4. What are the different routes followed by proteins targeted for lysosomal degradation?
Lysosomal degradation is one of the two major intracellular pathways responsible for maintaining protein homeostasis in eukaryotic cells, the other being the ubiquitin-proteasome system. While the proteasome primarily degrades short-lived or misfolded proteins that are tagged with ubiquitin, lysosomal degradation mainly targets long-lived cytoplasmic proteins, membrane proteins, protein aggregates, damaged organelles and extracellular proteins taken up by the cell. It plays a key role not only in general protein turnover but also in specialized physiological processes such as antigen presentation, cellular remodeling and metabolic adaptation during stress.
Proteins targeted for lysosomal degradation are transported into the lysosome through four distinct routes, each with its own mechanism of substrate selection, delivery, and regulation. These include:
- Macroautophagy
- Microautophagy
- Chaperone-Mediated Autophagy (CMA)
- Endocytosis-Mediated Degradation
Understanding these routes is essential for grasping how cells maintain internal balance and respond to environmental and metabolic signals.

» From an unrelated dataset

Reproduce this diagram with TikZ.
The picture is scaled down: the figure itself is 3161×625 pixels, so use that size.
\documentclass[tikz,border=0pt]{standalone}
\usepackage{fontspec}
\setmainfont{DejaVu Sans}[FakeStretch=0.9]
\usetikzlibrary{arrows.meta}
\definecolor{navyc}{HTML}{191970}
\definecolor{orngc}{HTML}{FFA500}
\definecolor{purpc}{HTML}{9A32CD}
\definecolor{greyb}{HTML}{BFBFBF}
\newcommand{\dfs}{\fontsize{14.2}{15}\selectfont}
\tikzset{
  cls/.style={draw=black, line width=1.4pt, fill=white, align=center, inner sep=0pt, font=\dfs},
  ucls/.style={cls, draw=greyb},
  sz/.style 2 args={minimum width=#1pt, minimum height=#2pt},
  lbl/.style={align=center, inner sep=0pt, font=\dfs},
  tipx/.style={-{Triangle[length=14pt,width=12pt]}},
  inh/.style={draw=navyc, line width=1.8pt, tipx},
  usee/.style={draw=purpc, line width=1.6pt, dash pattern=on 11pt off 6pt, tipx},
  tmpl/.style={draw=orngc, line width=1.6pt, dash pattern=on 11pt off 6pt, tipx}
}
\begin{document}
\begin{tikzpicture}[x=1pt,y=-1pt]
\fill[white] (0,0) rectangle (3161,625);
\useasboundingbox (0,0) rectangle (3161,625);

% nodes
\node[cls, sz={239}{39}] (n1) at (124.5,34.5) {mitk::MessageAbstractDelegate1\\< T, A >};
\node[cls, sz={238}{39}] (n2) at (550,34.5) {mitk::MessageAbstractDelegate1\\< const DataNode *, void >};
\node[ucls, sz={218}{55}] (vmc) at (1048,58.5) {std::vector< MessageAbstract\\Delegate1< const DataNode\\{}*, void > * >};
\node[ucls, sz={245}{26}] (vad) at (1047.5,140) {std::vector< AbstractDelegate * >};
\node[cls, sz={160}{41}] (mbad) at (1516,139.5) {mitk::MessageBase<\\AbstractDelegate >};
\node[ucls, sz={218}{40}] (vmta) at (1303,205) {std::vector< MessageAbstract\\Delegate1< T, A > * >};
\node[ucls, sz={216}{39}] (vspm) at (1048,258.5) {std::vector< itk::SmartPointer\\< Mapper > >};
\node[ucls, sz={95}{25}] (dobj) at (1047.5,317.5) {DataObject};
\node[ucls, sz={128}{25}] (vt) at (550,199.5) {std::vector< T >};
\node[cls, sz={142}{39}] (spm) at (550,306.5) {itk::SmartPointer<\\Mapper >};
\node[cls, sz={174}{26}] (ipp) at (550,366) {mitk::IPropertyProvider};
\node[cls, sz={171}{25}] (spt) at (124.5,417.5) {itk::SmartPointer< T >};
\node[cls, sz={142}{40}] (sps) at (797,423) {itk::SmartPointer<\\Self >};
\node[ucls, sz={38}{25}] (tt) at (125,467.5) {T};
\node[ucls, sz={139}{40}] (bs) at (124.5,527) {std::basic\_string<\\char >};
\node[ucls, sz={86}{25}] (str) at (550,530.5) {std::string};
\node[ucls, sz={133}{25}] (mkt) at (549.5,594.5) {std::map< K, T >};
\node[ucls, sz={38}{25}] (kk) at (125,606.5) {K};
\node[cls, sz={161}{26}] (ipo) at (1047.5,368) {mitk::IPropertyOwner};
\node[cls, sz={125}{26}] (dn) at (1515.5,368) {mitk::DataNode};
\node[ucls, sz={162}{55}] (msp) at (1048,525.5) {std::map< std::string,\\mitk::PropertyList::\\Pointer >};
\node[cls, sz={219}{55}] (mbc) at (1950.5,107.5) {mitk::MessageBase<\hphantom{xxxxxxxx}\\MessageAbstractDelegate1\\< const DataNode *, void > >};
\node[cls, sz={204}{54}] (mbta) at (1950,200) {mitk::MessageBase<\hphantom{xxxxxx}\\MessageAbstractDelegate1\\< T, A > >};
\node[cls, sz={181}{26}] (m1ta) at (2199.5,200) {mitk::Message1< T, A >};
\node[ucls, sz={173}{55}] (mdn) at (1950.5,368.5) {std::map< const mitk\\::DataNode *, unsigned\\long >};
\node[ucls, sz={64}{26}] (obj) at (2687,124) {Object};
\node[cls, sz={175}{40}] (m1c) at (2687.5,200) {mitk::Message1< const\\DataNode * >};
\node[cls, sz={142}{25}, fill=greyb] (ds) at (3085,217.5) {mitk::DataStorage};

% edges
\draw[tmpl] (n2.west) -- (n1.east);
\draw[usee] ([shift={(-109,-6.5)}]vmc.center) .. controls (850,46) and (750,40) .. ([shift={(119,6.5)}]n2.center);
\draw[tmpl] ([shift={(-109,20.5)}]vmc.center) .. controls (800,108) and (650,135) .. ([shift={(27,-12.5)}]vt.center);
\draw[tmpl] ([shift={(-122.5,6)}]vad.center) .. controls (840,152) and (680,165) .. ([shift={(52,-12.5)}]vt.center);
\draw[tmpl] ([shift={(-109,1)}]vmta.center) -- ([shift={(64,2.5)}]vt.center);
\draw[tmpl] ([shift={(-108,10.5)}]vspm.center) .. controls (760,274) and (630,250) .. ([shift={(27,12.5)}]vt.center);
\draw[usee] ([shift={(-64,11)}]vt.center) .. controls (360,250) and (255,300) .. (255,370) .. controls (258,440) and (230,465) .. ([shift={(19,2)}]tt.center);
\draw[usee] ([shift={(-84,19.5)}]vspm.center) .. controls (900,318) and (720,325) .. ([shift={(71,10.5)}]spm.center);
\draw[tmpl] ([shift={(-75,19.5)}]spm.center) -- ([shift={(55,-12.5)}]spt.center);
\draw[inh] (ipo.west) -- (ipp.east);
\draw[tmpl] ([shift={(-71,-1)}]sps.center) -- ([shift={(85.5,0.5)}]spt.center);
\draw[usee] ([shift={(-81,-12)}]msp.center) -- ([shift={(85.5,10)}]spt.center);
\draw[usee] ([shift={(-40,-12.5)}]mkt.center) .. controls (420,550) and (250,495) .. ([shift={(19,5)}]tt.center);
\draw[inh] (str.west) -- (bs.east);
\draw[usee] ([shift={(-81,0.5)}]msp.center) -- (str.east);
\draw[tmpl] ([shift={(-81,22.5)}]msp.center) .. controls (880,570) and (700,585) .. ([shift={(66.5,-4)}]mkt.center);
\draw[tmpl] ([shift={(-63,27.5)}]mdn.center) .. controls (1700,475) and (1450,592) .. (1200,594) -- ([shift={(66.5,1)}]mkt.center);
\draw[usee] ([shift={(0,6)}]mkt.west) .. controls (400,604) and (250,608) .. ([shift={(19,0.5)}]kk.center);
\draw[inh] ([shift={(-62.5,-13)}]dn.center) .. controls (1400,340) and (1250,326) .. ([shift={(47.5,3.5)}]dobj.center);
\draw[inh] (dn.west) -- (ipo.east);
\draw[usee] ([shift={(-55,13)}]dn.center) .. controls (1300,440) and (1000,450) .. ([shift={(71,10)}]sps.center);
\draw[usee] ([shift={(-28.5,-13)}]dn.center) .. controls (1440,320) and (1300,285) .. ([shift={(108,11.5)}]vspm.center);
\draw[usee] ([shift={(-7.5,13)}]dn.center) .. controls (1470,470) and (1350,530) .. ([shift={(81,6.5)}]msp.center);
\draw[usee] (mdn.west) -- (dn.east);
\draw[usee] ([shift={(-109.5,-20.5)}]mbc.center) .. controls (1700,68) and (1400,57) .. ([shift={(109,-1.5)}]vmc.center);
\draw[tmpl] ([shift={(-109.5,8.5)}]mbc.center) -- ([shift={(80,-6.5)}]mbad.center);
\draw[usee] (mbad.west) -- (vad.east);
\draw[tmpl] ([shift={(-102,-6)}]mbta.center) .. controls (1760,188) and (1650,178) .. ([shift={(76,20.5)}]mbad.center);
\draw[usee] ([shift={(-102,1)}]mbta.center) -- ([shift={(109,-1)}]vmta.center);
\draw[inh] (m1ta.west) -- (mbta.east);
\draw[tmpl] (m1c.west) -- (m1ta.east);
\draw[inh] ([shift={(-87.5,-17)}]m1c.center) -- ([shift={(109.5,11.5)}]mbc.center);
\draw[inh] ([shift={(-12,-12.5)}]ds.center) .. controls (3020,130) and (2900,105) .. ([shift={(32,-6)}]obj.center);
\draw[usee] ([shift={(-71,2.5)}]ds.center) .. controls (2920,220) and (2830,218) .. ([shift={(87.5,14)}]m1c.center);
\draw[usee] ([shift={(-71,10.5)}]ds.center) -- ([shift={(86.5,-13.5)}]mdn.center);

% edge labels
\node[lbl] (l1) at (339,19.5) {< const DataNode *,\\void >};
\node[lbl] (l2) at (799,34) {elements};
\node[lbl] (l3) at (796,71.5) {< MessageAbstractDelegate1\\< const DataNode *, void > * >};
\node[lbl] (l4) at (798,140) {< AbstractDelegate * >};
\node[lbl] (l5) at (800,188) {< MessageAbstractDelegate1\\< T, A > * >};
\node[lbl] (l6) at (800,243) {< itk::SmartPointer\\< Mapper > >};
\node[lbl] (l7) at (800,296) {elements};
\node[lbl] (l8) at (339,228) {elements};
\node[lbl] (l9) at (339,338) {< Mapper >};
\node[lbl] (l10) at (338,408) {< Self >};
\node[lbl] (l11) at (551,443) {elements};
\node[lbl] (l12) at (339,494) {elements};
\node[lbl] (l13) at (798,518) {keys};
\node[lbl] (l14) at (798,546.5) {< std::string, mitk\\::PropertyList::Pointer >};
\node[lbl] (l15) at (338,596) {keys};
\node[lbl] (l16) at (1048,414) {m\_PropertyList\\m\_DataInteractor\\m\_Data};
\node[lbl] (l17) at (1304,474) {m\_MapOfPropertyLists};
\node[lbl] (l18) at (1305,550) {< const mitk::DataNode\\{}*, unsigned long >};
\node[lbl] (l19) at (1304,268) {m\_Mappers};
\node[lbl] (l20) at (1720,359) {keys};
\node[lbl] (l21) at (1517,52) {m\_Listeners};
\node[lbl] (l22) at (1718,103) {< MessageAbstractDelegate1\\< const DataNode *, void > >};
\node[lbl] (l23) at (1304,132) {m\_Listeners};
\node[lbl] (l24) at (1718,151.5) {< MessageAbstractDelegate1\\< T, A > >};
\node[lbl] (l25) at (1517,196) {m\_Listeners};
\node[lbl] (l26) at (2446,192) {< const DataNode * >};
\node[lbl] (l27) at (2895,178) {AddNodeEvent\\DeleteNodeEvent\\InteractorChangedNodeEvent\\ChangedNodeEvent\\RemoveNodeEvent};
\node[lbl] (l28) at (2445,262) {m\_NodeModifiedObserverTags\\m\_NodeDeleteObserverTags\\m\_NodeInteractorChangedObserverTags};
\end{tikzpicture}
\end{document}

[Note: Some sources also mention "phagocytosis" as an additional route for lysosomal degradation, especially for immune cells that engulf dead cells or pathogens. However, phagocytosis is primarily involved in extracellular debris and not intracellular protein turnover, so it is not usually counted among the core four routes of lysosomal degradation for proteins.]
1. Macroautophagy
Macroautophagy is the most well-studied route, often simply referred to as autophagy. In this process, a portion of the cytoplasm including protein aggregates or damaged organelles is engulfed by a double-membrane structure called the autophagosome. This vesicle then fuses with the lysosome, where the contents are degraded by lysosomal enzymes. Macroautophagy is a bulk degradation pathway that is upregulated during nutrient starvation and stress and it plays a major role in cellular quality control.
2. Microautophagy
In microautophagy, the lysosomal membrane directly invaginates or engulfs small portions of the cytoplasm, including soluble proteins. This process is non-selective and constitutive, meaning it happens at a basal level under normal conditions. It allows the lysosome to directly sample and degrade cytosolic components without the need for intermediate vesicles.

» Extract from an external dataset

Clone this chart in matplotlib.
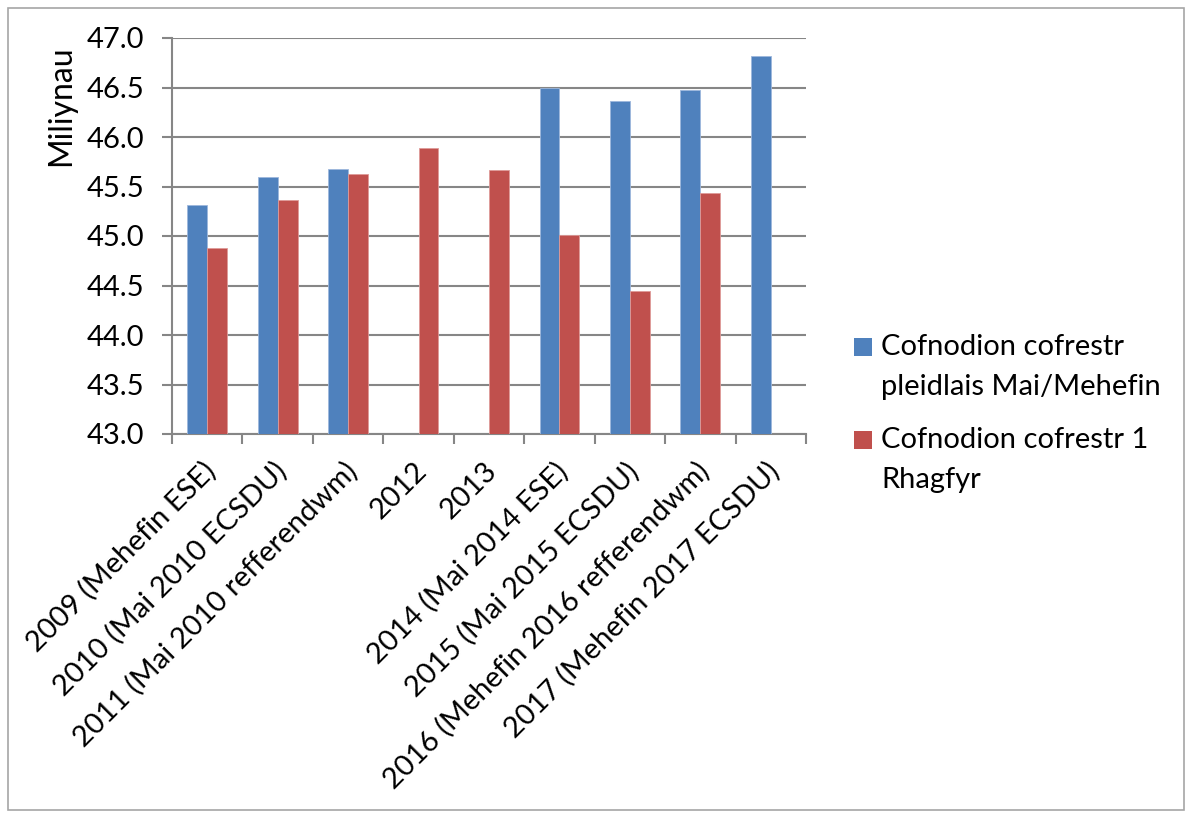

3. Chaperone-Mediated Autophagy (CMA)
CMA is a highly selective degradation pathway. Specific proteins that contain a pentapeptide motif similar to KFERQ are recognized by cytosolic chaperones like Hsc70. These proteins are then transported to the lysosomal membrane, where they bind to LAMP-2A (lysosome-associated membrane protein 2A). The substrate proteins are unfolded and directly translocated into the lysosome through this receptor. CMA is particularly important for regulating key signaling proteins and is activated under stress conditions like oxidative stress and prolonged fasting.

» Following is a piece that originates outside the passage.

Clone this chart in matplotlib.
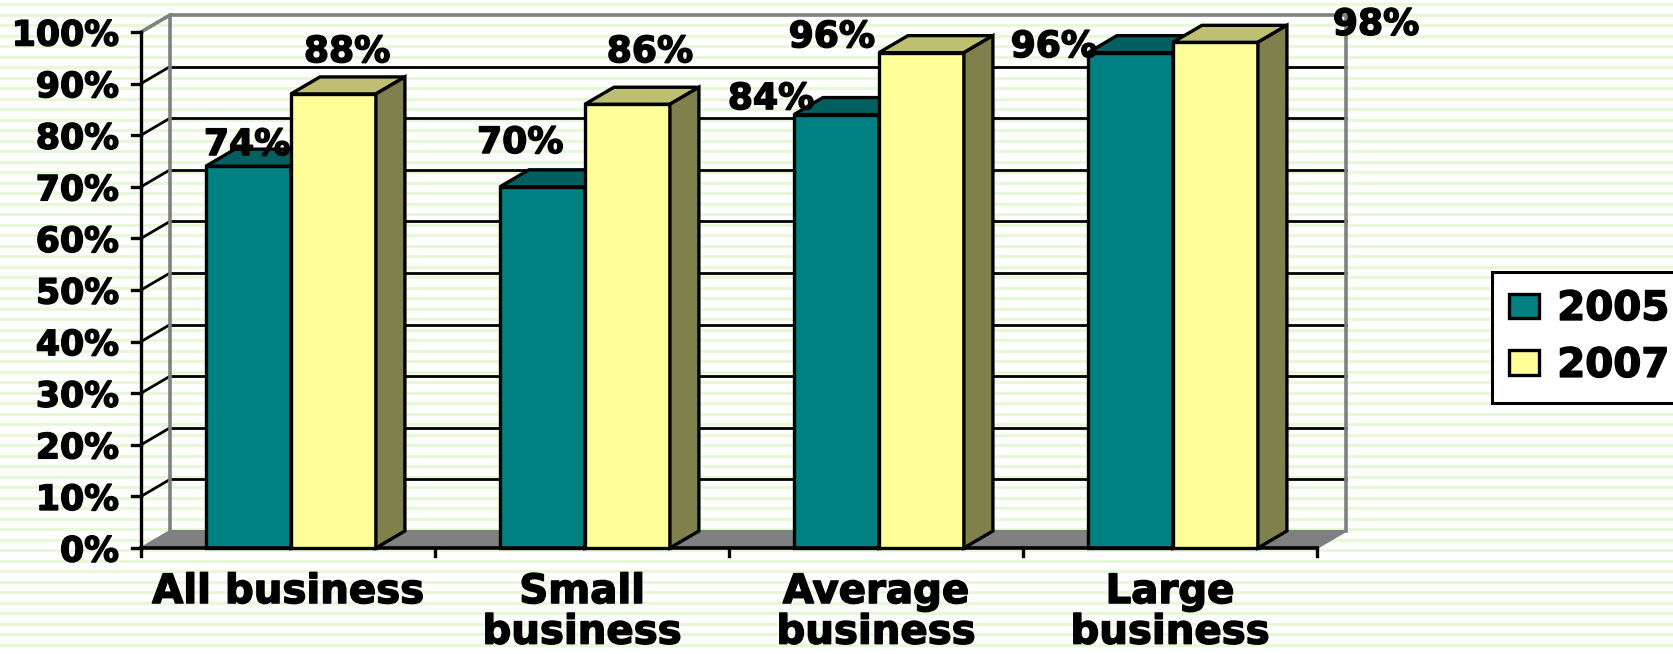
import matplotlib
import matplotlib.pyplot as plt
import matplotlib.patheffects as pe
import numpy as np
from matplotlib.patches import Polygon

matplotlib.use("Agg")

categories = ["All business", "Small\nbusiness", "Average\nbusiness", "Large\nbusiness"]
years = ["2005", "2007"]
share_2005 = [74, 70, 84, 96]
share_2007 = [88, 86, 96, 98]
y_ticks = [0, 10, 20, 30, 40, 50, 60, 70, 80, 90, 100]

# where each value label sits (category units, percent units)
label_pos_2005 = [(0.361, 78.1), (1.290, 78.5), (2.143, 87.0), (3.105, 97.1)]
label_pos_2007 = [(0.701, 96.1), (1.731, 96.1), (2.350, 99.0), (4.201, 101.4)]

TEAL, TEAL_TOP, TEAL_SIDE = "#008080", "#005f5f", "#004040"
YEL, YEL_TOP, YEL_SIDE = "#ffff99", "#bfbf73", "#80804d"
WALL = "#808080"

# pixel scale of the plot frame
PX_X, PX_Y = 294.0, 5.16
X0, Y0 = 141, 548
DX, DY = 29 / PX_X, 17 / PX_Y
W, H = 1673, 654
BAR_W = 0.289
PAIR_C = 0.51

heavy = [pe.withStroke(linewidth=1.1, foreground="black")]
txt = dict(fontweight="bold", clip_on=False, path_effects=heavy)

fig = plt.figure(figsize=(W / 100, H / 100), dpi=100)
fig.patch.set_facecolor("white")

# striped background
bg = fig.add_axes([0, 0, 1, 1], zorder=-5)
bg.set_xlim(0, W)
bg.set_ylim(H, 0)
bg.axis("off")
for yy in np.arange(4, H, 10.5):
    bg.axhline(yy, color="#e6f9d6", lw=2.0)

ax = fig.add_axes([0, 0, 1, 1])
ax.set_xlim(-X0 / PX_X, (W - X0) / PX_X)
ax.set_ylim((Y0 - H) / PX_Y, Y0 / PX_Y)
ax.axis("off")
ax.patch.set_alpha(0)

n = len(categories)
kw = dict(clip_on=False)

# floor
ax.add_patch(Polygon([(0, 0), (n, 0), (n + DX, DY), (DX, DY)], closed=True,
                     facecolor=WALL, edgecolor=WALL, lw=1.5, zorder=1, **kw))
# back wall gridlines and left wall slants
for t in y_ticks[1:-1]:
    ax.plot([DX, n + DX], [t + DY, t + DY], color="black", lw=2.0, zorder=1, **kw)
    ax.plot([0, DX], [t, t + DY], color="black", lw=2.0, zorder=1, **kw)
# wall outlines
ax.plot([DX, DX, n + DX, n + DX], [DY, 100 + DY, 100 + DY, DY], color=WALL, lw=2.6, zorder=1, **kw)
ax.plot([0, DX], [100, 100 + DY], color=WALL, lw=2.6, zorder=1, **kw)

# front value axis
ax.plot([0, 0], [0, 100], color="black", lw=2.4, zorder=4, **kw)
for t in y_ticks:
    ax.plot([-9 / PX_X, 0], [t, t], color="black", lw=2.4, zorder=4, **kw)
    ax.text(-22 / PX_X, t, f"{t}%", ha="right", va="center_baseline", fontsize=25, **txt)

# category axis
ax.plot([0, n], [0, 0], color="black", lw=2.6, zorder=4, **kw)
for i in range(n + 1):
    ax.plot([i, i], [0, -8 / PX_Y], color="black", lw=2.4, zorder=4, **kw)
for i, name in enumerate(categories):
    ax.text(i + 0.5, -24 / PX_Y, name, ha="center", va="top", fontsize=29,
            linespacing=1.02, **txt)

x = np.arange(n)
left_2005 = x + PAIR_C - BAR_W
left_2007 = x + PAIR_C
bars_05 = ax.bar(left_2005, share_2005, width=BAR_W, align="edge", color=TEAL,
                 edgecolor="black", lw=2.4, zorder=3, label=years[0])
bars_07 = ax.bar(left_2007, share_2007, width=BAR_W, align="edge", color=YEL,
                 edgecolor="black", lw=2.4, zorder=6, label=years[1])


def box_faces(left, val, top_c, side_c, z):
    r = left + BAR_W
    top = Polygon([(left, val), (r, val), (r + DX, val + DY), (left + DX, val + DY)],
                  closed=True, facecolor=top_c, edgecolor="black", lw=2.4, zorder=z)
    side = Polygon([(r, 0), (r + DX, DY), (r + DX, val + DY), (r, val)],
                   closed=True, facecolor=side_c, edgecolor="black", lw=2.4, zorder=z)
    ax.add_patch(top)
    ax.add_patch(side)


for i in range(n):
    box_faces(left_2005[i], share_2005[i], TEAL_TOP, TEAL_SIDE, 3)
    box_faces(left_2007[i], share_2007[i], YEL_TOP, YEL_SIDE, 6)

# value labels sit between the two series
for pos, v in zip(label_pos_2005, share_2005):
    ax.text(pos[0], pos[1], f"{v}%", ha="center", va="center", fontsize=26, zorder=5, **txt)
for pos, v in zip(label_pos_2007, share_2007):
    ax.text(pos[0], pos[1], f"{v}%", ha="center", va="center", fontsize=26, zorder=5, **txt)

leg = fig.legend(handles=[bars_05, bars_07], labels=years, loc="upper left",
                 bbox_to_anchor=(1492 / W, 1 - 272 / H), borderaxespad=0,
                 prop={"weight": "bold", "size": 29}, frameon=True,
                 fancybox=False, edgecolor="black", framealpha=1, borderpad=0.42,
                 handlelength=0.75, handleheight=0.55, handletextpad=0.45,
                 labelspacing=0.42)
leg.get_frame().set_linewidth(2.2)
for t in leg.get_texts():
    t.set_path_effects(heavy)

fig.savefig("out.png", dpi=100)
plt.close(fig)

4. Endocytosis-Mediated Degradation
This route is used for the degradation of extracellular proteins or membrane proteins. In this process, plasma membrane proteins are internalized through endocytosis (clathrin-mediated or caveolin-mediated), forming endosomes. These early endosomes mature into late endosomes, which then fuse with lysosomes, leading to the degradation of their protein content. This pathway also includes receptor-mediated endocytosis, where specific ligand-receptor complexes are targeted for lysosomal degradation after signal transduction.